Für Hannes Wolf ist das Problem anders gelagert: Auf „elf, zwölf Riesenchancen“ kam er in der Nachbetrachtung der vergangenen drei Spiele – sie in nur ein mickriges Törchen zu münzen (gegen Hannover) ist für ihn die Hauptursache der Sturmmisere mit 13 Treffern in 15 Spielen. „Das müssen wir gegen Hoffenheim und Bayern besser machen.“ Nur mit wem? Daniel Ginczek wird zuschauen müssen, sein Faserriss lässt in diesem Jahr definitiv keinen Einsatz mehr zu. Auch Josip Brekalo wird nach einem Schlag auf die Wade zumindest am Mittwoch wohl ausfallen.

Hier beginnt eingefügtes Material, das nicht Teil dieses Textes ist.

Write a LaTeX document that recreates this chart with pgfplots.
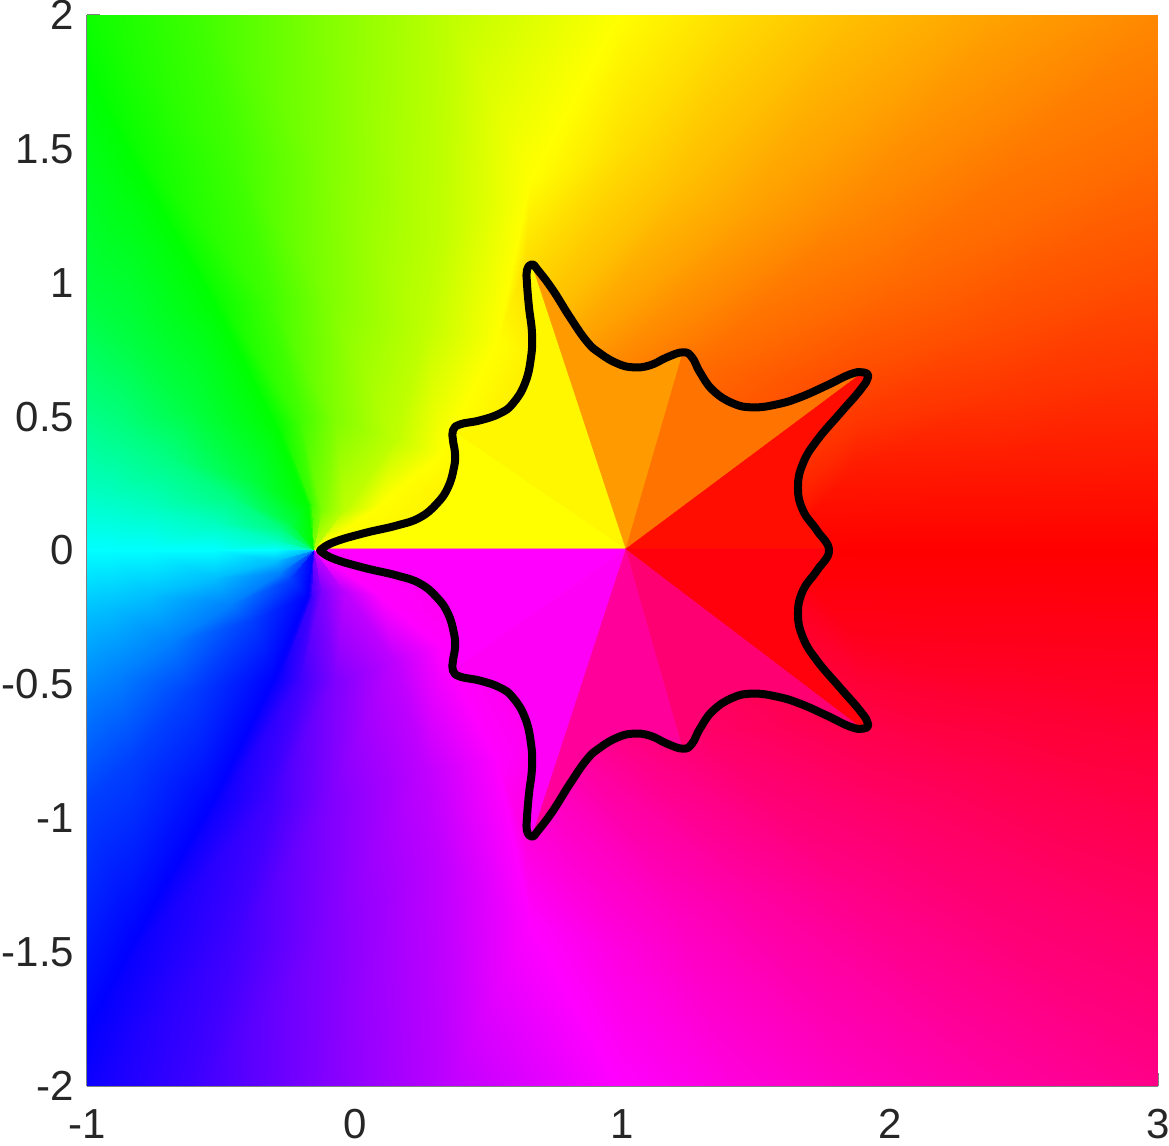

„Es ist schon brutal, wer uns in dieser Hinrunde vor allem in der Offensive alles ausgefallen ist“, beklagt Wolf die vielen Verletzungen. Das ist ebenso Teil der Wahrheit wie die Tatsache, dass der Verein nach dem geplatzten Deal mit Maxi Romero noch nach einem anderen neuen Stürmer Ausschau halten will.

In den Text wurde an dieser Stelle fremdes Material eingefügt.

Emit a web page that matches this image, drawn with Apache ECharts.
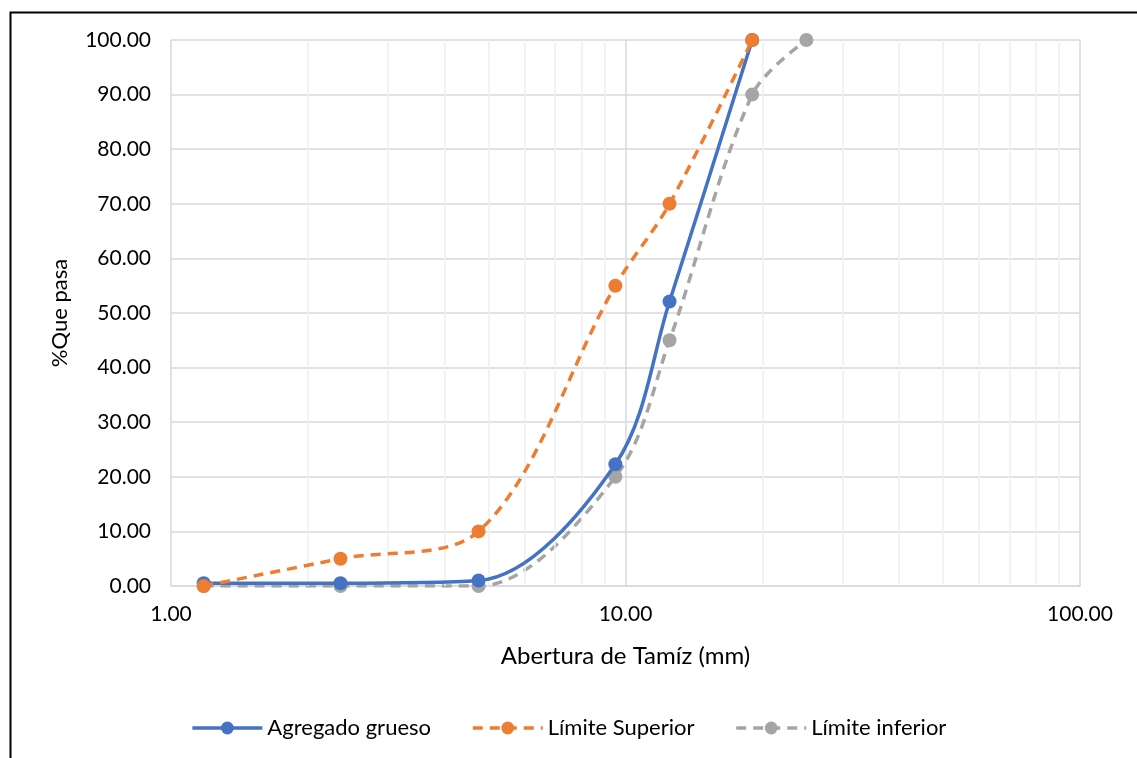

Fortune: Den Trainer hat ein wenig das Fortune verlassen. Gegen Leverkusen ging sein taktischer Plan nicht auf. Weder mit dem wuchtigen Terodde als Stoßstürmer gegen die bei Standards bis dato anfällige Werkelf, noch mit seiner taktischen Neuausrichtung in der Abwehr. Dorthin kehrte Marcin Kaminski zurück, für den Wolf Andreas Beck als Rechtsverteidiger opferte.

An seiner Position gab Benjamin Pavard keine glückliche Figur ab. Der Franzose verschuldete nicht nur die beiden Gegentore (mit), er blieb auch in seinen Offensivbemühungen vieles schuldig. Seine zahlreichen flachen Hereingaben landeten überall, nur nicht beim Mitspieler. Leverkusen nutzte hingegen sein erstes Zuspiel Richtung Tor zur Führung.

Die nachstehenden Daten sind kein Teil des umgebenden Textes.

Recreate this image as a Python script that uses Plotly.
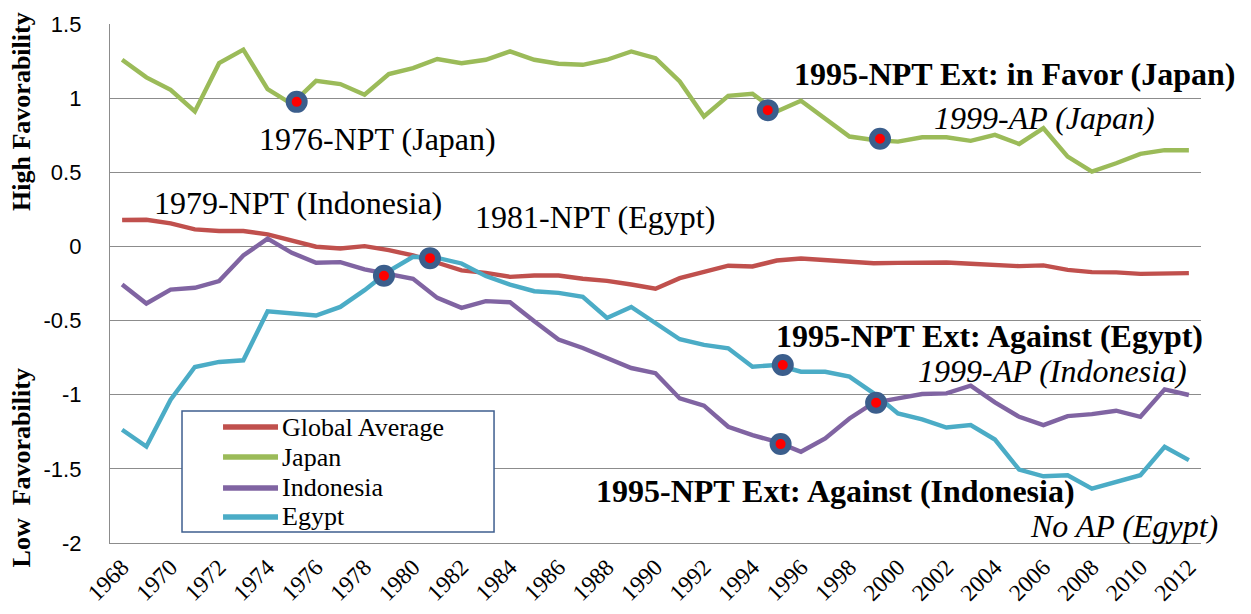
import plotly.graph_objects as go

# ---------------- data ----------------
years = list(range(1968, 2013))

global_avg = [0.178, 0.180, 0.155, 0.115, 0.104, 0.104, 0.081, 0.036, -0.002, -0.014,
              0.002, -0.025, -0.061, -0.110, -0.162, -0.178, -0.205, -0.196, -0.196, -0.218,
              -0.232, -0.257, -0.285, -0.214, -0.169, -0.130, -0.135, -0.095, -0.081, -0.090,
              -0.101, -0.113, -0.111, -0.108, -0.108, -0.117, -0.126, -0.133, -0.128, -0.158,
              -0.173, -0.175, -0.185, -0.183, -0.180]

japan = [1.259, 1.140, 1.056, 0.910, 1.236, 1.327, 1.061, 0.960, 1.117, 1.095,
         1.023, 1.162, 1.203, 1.264, 1.236, 1.259, 1.315, 1.259, 1.232, 1.225,
         1.259, 1.315, 1.270, 1.113, 0.876, 1.016, 1.029, 0.910, 0.982, 0.865,
         0.741, 0.718, 0.707, 0.736, 0.736, 0.712, 0.752, 0.691, 0.797, 0.606,
         0.505, 0.561, 0.624, 0.649, 0.649]

indonesia = [-0.257, -0.385, -0.291, -0.279, -0.234, -0.061, 0.052, -0.043, -0.110, -0.106,
             -0.155, -0.189, -0.218, -0.347, -0.414, -0.369, -0.376, -0.505, -0.628, -0.685,
             -0.752, -0.820, -0.855, -1.025, -1.074, -1.216, -1.273, -1.318, -1.385, -1.295,
             -1.160, -1.054, -1.025, -0.995, -0.991, -0.939, -1.052, -1.149, -1.205, -1.144,
             -1.131, -1.108, -1.149, -0.964, -1.002]

egypt = [-1.236, -1.349, -1.034, -0.813, -0.779, -0.768, -0.437, -0.448, -0.466, -0.408,
         -0.295, -0.167, -0.070, -0.077, -0.115, -0.200, -0.257, -0.302, -0.313, -0.340,
         -0.482, -0.408, -0.520, -0.626, -0.664, -0.687, -0.811, -0.800, -0.845, -0.845,
         -0.878, -0.991, -1.126, -1.167, -1.221, -1.205, -1.302, -1.505, -1.550, -1.543,
         -1.633, -1.588, -1.543, -1.351, -1.441]

series_names = ["Global Average", "Japan", "Indonesia", "Egypt"]
series_values = [global_avg, japan, indonesia, egypt]
series_colors = ["#C0504D", "#9BBB59", "#8064A2", "#4BACC6"]

# event markers (position on the time axis, value)
event_x = [1975.2, 1978.8, 1980.7, 1994.63, 1995.25, 1995.16, 1999.26, 1999.1]
event_y = [0.975, -0.198, -0.079, 0.919, -0.80, -1.333, 0.726, -1.054]

x_tick_vals = list(range(1968, 2013, 2))
x_tick_text = [str(y) for y in x_tick_vals]
y_tick_vals = [1.5, 1, 0.5, 0, -0.5, -1, -1.5, -2]
y_tick_text = ["1.5", "1", "0.5", "0", "-0.5", "-1", "-1.5", "-2"]

# event labels: text, paper x, paper y, anchor
event_labels = [
    ("1976-NPT (Japan)", 0.1347, 0.7784, "left"),
    ("1979-NPT (Indonesia)", 0.0385, 0.6551, "left"),
    ("1981-NPT (Egypt)", 0.3327, 0.6281, "left"),
    ("<b>1995-NPT Ext: in Favor (Japan)</b>", 1.0339, 0.9037, "right"),
    ("<i>1999-AP (Japan)</i>", 0.7534, 0.8189, "left"),
    ("<b>1995-NPT Ext: Against (Egypt)</b>", 1.0037, 0.3980, "right"),
    ("<i>1999-AP (Indonesia)</i>", 0.9890, 0.3320, "right"),
    ("<b>1995-NPT Ext: Against (Indonesia)</b>", 0.4436, 0.0995, "left"),
    ("<i>No AP (Egypt)</i>", 1.0174, 0.0330, "right"),
]

SERIF = "Liberation Serif, Times New Roman, serif"
SANS = "Liberation Sans, Arial, sans-serif"
GRID = "#8C8C8C"

fig = go.Figure()
for name, vals, col in zip(series_names, series_values, series_colors):
    fig.add_trace(go.Scatter(x=years, y=vals, mode="lines", name=name,
                             line=dict(color=col, width=4.4), showlegend=False))

fig.add_trace(go.Scatter(x=event_x, y=event_y, mode="markers", name="Events",
                         marker=dict(size=16, color="#FF0000",
                                     line=dict(color="#3B5E8C", width=6)),
                         showlegend=False))

annotations = []
for text, px, py, anchor in event_labels:
    annotations.append(dict(text=text, xref="paper", yref="paper", x=px, y=py,
                            xanchor=anchor, yanchor="middle", showarrow=False,
                            font=dict(family=SERIF, size=32, color="black")))

# axis titles
annotations.append(dict(text="<b>High Favorability</b>", xref="paper", yref="paper",
                        x=-0.0807, y=0.8324, textangle=-90, showarrow=False,
                        xanchor="center", yanchor="middle",
                        font=dict(family=SERIF, size=26, color="black")))
annotations.append(dict(text="<b>Low \u00a0Favorability</b>", xref="paper", yref="paper",
                        x=-0.0807, y=0.1455, textangle=-90, showarrow=False,
                        xanchor="center", yanchor="middle",
                        font=dict(family=SERIF, size=26, color="black")))

# custom legend box
shapes = [dict(type="rect", xref="paper", yref="paper", x0=0.0660, x1=0.3520,
               y0=0.0212, y1=0.2543, fillcolor="white",
               line=dict(color="#3F5F8F", width=1.5), layer="above")]
legend_rows_y = [0.2235, 0.1657, 0.1060, 0.0501]
for name, col, ly in zip(series_names, series_colors, legend_rows_y):
    shapes.append(dict(type="line", xref="paper", yref="paper", x0=0.1036, x1=0.1540,
                       y0=ly, y1=ly, line=dict(color=col, width=5.5), layer="above"))
    annotations.append(dict(text=name, xref="paper", yref="paper", x=0.1562, y=ly,
                            xanchor="left", yanchor="middle", showarrow=False,
                            font=dict(family=SERIF, size=26, color="black")))

# page body has an 8px margin, so the figure is sized/offset to compensate
fig.update_layout(
    width=1235, height=598,
    margin=dict(l=102, r=42, t=16, b=63, autoexpand=False),
    paper_bgcolor="white", plot_bgcolor="white",
    showlegend=False,
    annotations=annotations,
    shapes=shapes,
    xaxis=dict(range=[1967.5, 2012.5], tickmode="array", tickvals=x_tick_vals,
               ticktext=x_tick_text, tickangle=-45, showgrid=False, zeroline=False,
               showline=True, linecolor=GRID, linewidth=1.3, ticks="",
               automargin=False,
               tickfont=dict(family=SERIF, size=23.5, color="black")),
    yaxis=dict(range=[-2, 1.5], tickmode="array", tickvals=y_tick_vals,
               ticktext=y_tick_text, showgrid=True, gridcolor=GRID, gridwidth=1.3,
               zeroline=False, showline=True, linecolor=GRID, linewidth=1.3,
               ticks="", ticklabelstandoff=23, automargin=False,
               tickfont=dict(family=SANS, size=22, color="black")),
)

fig.write_html("out.html")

Das Duell an der Seitenlinie jedenfalls verlor Hannes Wolf gegen seinen Trainerkollegen. Als der Druck des VfB zu Beginn der zweiten Halbzeit immer stärker wurde, reagierte Heiko Herrlich mit der Einwechslung von Benjamin Henrichs und der Umstellung von Dreier- auf Viererkette. Den Gastgebern war der Zahn gezogen – der Angriffsschwung kam zum Erliegen.

Wie schon in Bremen und Hannover zündeten Wolfs obligatorische Wechsel nach rund einer Stunde nicht. Nicht nur deshalb setzt der Aufsteiger nach einer weitgehend positiven Hinrunde am Jahresende zu einer harten Landung auf dem Boden der Tatsachen an.